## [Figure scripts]

^^^^

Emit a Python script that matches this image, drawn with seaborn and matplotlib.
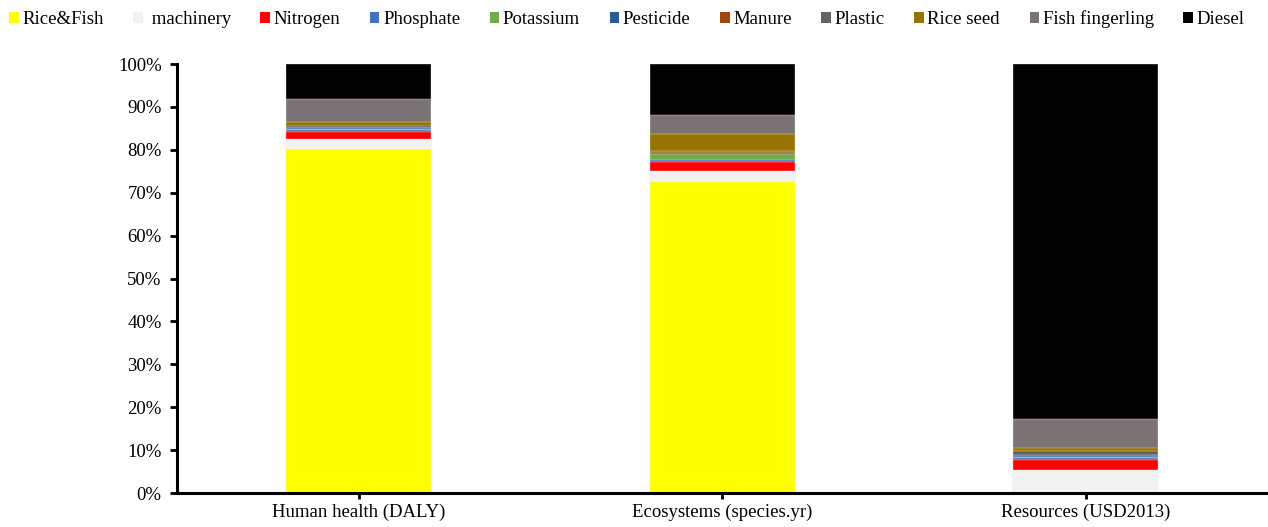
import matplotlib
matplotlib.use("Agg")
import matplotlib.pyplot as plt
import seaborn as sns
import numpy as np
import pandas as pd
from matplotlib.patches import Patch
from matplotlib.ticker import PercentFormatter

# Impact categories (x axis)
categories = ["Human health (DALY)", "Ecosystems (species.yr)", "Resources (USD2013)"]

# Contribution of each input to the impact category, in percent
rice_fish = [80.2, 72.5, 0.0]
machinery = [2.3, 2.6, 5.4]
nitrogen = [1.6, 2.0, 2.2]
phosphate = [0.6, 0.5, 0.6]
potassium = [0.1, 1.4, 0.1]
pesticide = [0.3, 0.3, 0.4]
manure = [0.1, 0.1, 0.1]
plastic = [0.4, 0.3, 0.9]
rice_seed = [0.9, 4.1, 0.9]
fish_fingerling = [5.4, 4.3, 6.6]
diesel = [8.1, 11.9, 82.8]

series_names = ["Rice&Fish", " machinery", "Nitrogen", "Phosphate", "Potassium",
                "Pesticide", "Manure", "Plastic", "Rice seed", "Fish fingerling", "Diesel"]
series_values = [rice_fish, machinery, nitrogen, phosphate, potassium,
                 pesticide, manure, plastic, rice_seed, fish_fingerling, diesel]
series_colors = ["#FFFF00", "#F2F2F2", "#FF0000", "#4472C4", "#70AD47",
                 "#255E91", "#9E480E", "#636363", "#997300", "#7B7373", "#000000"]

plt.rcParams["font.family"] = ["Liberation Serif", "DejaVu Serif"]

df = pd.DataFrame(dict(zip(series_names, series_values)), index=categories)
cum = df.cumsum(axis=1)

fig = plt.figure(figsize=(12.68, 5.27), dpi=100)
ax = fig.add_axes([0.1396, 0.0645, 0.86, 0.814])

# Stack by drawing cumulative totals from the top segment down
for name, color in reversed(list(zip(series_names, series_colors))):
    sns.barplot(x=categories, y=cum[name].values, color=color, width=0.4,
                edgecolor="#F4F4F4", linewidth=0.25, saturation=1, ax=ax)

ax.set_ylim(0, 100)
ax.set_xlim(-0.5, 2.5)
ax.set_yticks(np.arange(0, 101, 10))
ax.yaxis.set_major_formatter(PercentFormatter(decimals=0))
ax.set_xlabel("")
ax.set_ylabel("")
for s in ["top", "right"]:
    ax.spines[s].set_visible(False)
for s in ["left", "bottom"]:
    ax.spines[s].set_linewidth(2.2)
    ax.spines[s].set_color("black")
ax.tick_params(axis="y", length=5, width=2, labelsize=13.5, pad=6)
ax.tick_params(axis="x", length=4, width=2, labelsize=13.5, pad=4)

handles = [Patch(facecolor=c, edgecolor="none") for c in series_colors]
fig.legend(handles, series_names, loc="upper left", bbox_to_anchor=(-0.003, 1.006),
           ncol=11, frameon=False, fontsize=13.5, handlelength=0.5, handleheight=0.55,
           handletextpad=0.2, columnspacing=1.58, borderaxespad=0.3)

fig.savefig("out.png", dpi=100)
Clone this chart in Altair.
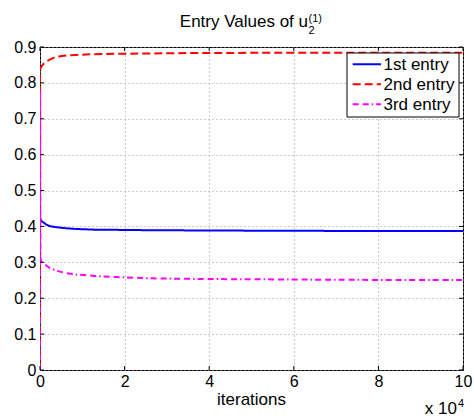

^^^^

## [SHORT TASK]
Please give again the entries word for word, starting at the first line and ending with the line that contains "from matplotlib.ticker import"; include both of those lines but none of the pictures.

## [COMPLETED EXERCISE]
Emit a Python script that matches this image, drawn with seaborn and matplotlib.
import matplotlib
matplotlib.use("Agg")
import matplotlib.pyplot as plt
import seaborn as sns
import numpy as np
import pandas as pd
from matplotlib.patches import Patch
from matplotlib.ticker import PercentFormatter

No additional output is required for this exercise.